▶ **Task prompt**: Line by line, reproduce exactly the beginning of the listing below, ending with the line that contains "from matplotlib.ticker import" and adding nothing.
─── Data provided
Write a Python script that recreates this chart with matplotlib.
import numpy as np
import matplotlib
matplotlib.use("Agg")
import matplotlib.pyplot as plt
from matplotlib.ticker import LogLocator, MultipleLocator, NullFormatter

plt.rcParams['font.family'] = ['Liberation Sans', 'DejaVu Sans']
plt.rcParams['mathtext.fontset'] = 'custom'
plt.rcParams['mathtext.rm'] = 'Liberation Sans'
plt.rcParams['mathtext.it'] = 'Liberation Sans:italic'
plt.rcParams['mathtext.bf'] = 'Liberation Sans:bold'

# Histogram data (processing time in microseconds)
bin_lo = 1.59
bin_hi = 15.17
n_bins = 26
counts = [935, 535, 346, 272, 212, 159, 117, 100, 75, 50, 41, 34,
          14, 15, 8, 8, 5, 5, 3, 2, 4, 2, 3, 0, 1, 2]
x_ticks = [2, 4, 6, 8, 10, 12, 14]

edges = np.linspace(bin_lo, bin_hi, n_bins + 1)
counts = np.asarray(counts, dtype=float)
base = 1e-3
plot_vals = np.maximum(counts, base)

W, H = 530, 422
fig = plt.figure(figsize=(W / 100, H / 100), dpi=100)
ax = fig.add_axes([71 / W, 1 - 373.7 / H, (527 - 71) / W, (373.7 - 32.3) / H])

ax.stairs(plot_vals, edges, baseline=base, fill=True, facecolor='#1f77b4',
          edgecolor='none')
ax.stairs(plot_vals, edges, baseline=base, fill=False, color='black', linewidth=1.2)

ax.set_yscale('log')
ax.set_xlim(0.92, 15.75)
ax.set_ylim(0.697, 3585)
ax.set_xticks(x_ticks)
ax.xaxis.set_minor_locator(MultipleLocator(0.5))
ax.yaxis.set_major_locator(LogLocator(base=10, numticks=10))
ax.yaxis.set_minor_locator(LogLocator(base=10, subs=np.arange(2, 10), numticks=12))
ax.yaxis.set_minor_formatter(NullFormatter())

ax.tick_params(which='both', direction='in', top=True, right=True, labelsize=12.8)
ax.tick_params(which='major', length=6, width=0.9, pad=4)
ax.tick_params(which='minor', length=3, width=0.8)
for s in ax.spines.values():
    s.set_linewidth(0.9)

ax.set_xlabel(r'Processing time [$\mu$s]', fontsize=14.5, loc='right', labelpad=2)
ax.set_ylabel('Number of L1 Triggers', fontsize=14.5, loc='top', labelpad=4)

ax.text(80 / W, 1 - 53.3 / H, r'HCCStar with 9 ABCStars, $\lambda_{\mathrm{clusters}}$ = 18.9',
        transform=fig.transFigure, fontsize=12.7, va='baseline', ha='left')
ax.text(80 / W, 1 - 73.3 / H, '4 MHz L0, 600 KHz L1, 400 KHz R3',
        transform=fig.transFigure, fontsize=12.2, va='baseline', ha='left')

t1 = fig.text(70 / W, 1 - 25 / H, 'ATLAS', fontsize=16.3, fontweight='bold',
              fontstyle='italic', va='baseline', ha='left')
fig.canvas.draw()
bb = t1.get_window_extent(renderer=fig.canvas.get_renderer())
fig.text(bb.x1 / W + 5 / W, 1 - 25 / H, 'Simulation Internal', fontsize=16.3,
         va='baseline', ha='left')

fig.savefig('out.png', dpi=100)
──────
▶ **Solution to this problem**:
Write a Python script that recreates this chart with matplotlib.
import numpy as np
import matplotlib
matplotlib.use("Agg")
import matplotlib.pyplot as plt
from matplotlib.ticker import LogLocator, MultipleLocator, NullFormatter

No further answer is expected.